Various provisions of state law require police officers to enforce drug possession laws, so legal officials in Bell County have signaled to local police departments that voters’ new marijuana ordinance is essentially void.
Julia Arey, a graduate of Harker Heights High School who said she’s attending Baylor University, recalled drug deals inside her high school and an environment that was already not prime for learning.
“Every single bathroom reeked of weed,” Julia said of her high school. “… I’ve witnessed drug deals in my classroom.”
Julia said voters shouldn’t have been allowed to vote on the measure at all.
“I don’t think we should be able to vote on it,” she said. “I think we shouldn’t do it at all.”
Gerald F. Dreher, a retired Army surgeon, said the area’s military readiness might be compromised by the marijuana ordinance.
“In a military community, we should have higher standards,” Dreher said. “…It’s just wrong in every way.”
Terry Delano said the ordinance would have an effect on crime.
“I don’t believe this will do anything to improve crime in Harker Heights,” Delano said. “I think it will make it worse.”
Once the public comment period was over, City Attorney Charlie Olson gave the council his legal opinion on why the ordinance should be repealed: It was inconsistent with existing state law and targets the law enforcement community.
“It places limitations and burdens on their conduct,” Olson said. “It essentially targets police officers.”
Olson also outlined how the ordinance was light on definitions, like what constitutes a ‘high-priority narcotics investigation’ exception in the ordinance for probable cause searches and that the ordinance violated the separation of powers between the judicial and legislative branches.
“The courts decide what is probable cause depending on a given situation,” Olson said.
Olson could find no precedent for a city disciplining a police officer, as is dictated by the new ordinance if officers decide to uphold state marijuana law instead of a local marijuana law.
“I know of no city anywhere who punishes police officers for upholding state law,” Olson said.
Councilwoman Nash was the only council member to ask Olson questions about their options of amending the ordinance, whether the city or council could be punished by the state for upholding the ordinance, or if officers already have discretion to cite and release those suspected of possessing small amounts of marijuana.
Some cities in Texas allow for officers to cite and release marijuana possession suspects.
Other cities such as Elgin, San Marcos and Austin have fully enforced the will of voters on decriminalizing marijuana in recent elections, with no apparent action to stop them by state officials.
Nash asked Olson what the state of Texas could really do if Harker Heights chose not to repeal the marijuana ordinance.
“Would the state come back on us?” Nash asked Olson.

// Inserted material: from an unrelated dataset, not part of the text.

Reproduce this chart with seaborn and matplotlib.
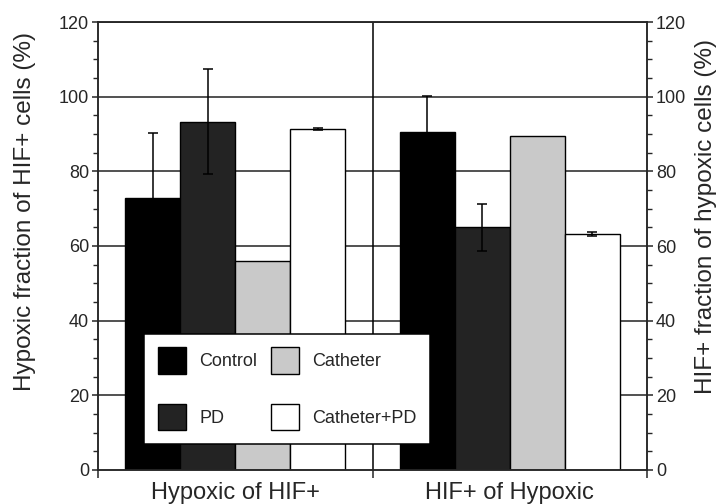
import numpy as np
import pandas as pd
import matplotlib.pyplot as plt
import seaborn as sns
from matplotlib.ticker import MultipleLocator, FixedLocator

# values
groups = ["Hypoxic of HIF+", "HIF+ of Hypoxic"]
conditions = ["Control", "PD", "Catheter", "Catheter+PD"]
control = [72.9, 90.5]
pd_vals = [93.3, 65.0]
catheter = [56.0, 89.5]
cath_pd = [91.3, 63.2]
control_err = [17.3, 9.6]
pd_err = [14.0, 6.3]
catheter_err = [np.nan, np.nan]
cath_pd_err = [0.3, 0.5]
colors = ["#000000", "#232323", "#c9c9c9", "#ffffff"]

rows = []
for cond, vals, errs in zip(conditions,
                            [control, pd_vals, catheter, cath_pd],
                            [control_err, pd_err, catheter_err, cath_pd_err]):
    for g, v, e in zip(groups, vals, errs):
        rows.append({"group": g, "condition": cond, "value": v, "err": e})
df = pd.DataFrame(rows)

sns.set_style("ticks")
plt.rcParams["font.family"] = ["Liberation Sans", "DejaVu Sans"]

fig = plt.figure(figsize=(7.26, 5.04), dpi=100)
ax = fig.add_axes([98 / 726, 34 / 504, 549 / 726, 448 / 504])

# grid behind bars
for y in range(20, 121, 20):
    ax.axhline(y, color="#222222", lw=1.1, zorder=0)
ax.axvline(0.5, color="black", lw=1.1, zorder=0)

sns.barplot(data=df, x="group", y="value", hue="condition",
            order=groups, hue_order=conditions, palette=colors,
            width=0.8, errorbar=None, edgecolor="black", linewidth=1,
            saturation=1, ax=ax, zorder=2)

for cont, cond in zip(ax.containers, conditions):
    sub = df[df["condition"] == cond].set_index("group").loc[groups]
    xs = [b.get_x() + b.get_width() / 2 for b in cont]
    ax.errorbar(xs, sub["value"].values, yerr=sub["err"].values, fmt="none",
                ecolor="black", elinewidth=1.1, capsize=3.6, capthick=1.1,
                zorder=3)

ax.set_xlim(-0.5, 1.5)
ax.set_ylim(0, 120)
ax.yaxis.set_major_locator(MultipleLocator(20))
ax.yaxis.set_minor_locator(MultipleLocator(5))
ax.xaxis.set_minor_locator(FixedLocator([-0.5, 0.5, 1.5]))
ax.tick_params(axis="x", which="major", length=0, labelsize=17, pad=9)
ax.tick_params(axis="x", which="minor", length=6, width=1.1, direction="out")
ax.tick_params(axis="y", which="major", length=4.5, width=1.1,
               labelsize=13, pad=2)
ax.tick_params(axis="y", which="minor", length=3.5, width=1.0)
ax.set_xlabel("")
ax.set_ylabel("Hypoxic fraction of HIF+ cells (%)", fontsize=17.5,
              labelpad=16, y=0.578)
for s in ax.spines.values():
    s.set_linewidth(1.1)

ax2 = ax.twinx()
ax2.set_ylim(0, 120)
ax2.yaxis.set_major_locator(MultipleLocator(20))
ax2.yaxis.set_minor_locator(MultipleLocator(5))
ax2.tick_params(axis="y", which="major", length=4.5, width=1.1,
                labelsize=13, pad=2)
ax2.tick_params(axis="y", which="minor", length=3.5, width=1.0)
ax2.set_ylabel("HIF+ fraction of hypoxic cells (%)", fontsize=17.5,
               labelpad=6, y=0.565)
for s in ax2.spines.values():
    s.set_linewidth(1.1)

handles, labels = ax.get_legend_handles_labels()
leg = ax.legend(handles, labels, ncol=2, loc="lower left",
                bbox_to_anchor=(0.084, 0.058), borderaxespad=0,
                fontsize=13, handlelength=1.55, handleheight=1.9,
                labelspacing=1.65, columnspacing=0.75, handletextpad=0.75,
                borderpad=0.75, frameon=True, fancybox=False, framealpha=1,
                edgecolor="black")
leg.get_frame().set_linewidth(1.1)

fig.savefig("out.png", dpi=100)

“They could, but I don’t think they would,” Olson answered.
Nash said she wasn’t in favor of punishing police officers, but nonetheless was the only vote to keep the ordinance.
“I have my own opinions,” Nash said “... but I don’t think this is something we should punish officers for.”
Various members of the legal community, including Bell County District Attorney Henry Garza, investigators and several police officers attended the council meeting Tuesday night.
The Killeen City Council members voted to put a moratorium on that city’s identical ordinance until they can gather information about potentially amending it.
They will address the issue again at the council’s Dec. 6 meeting.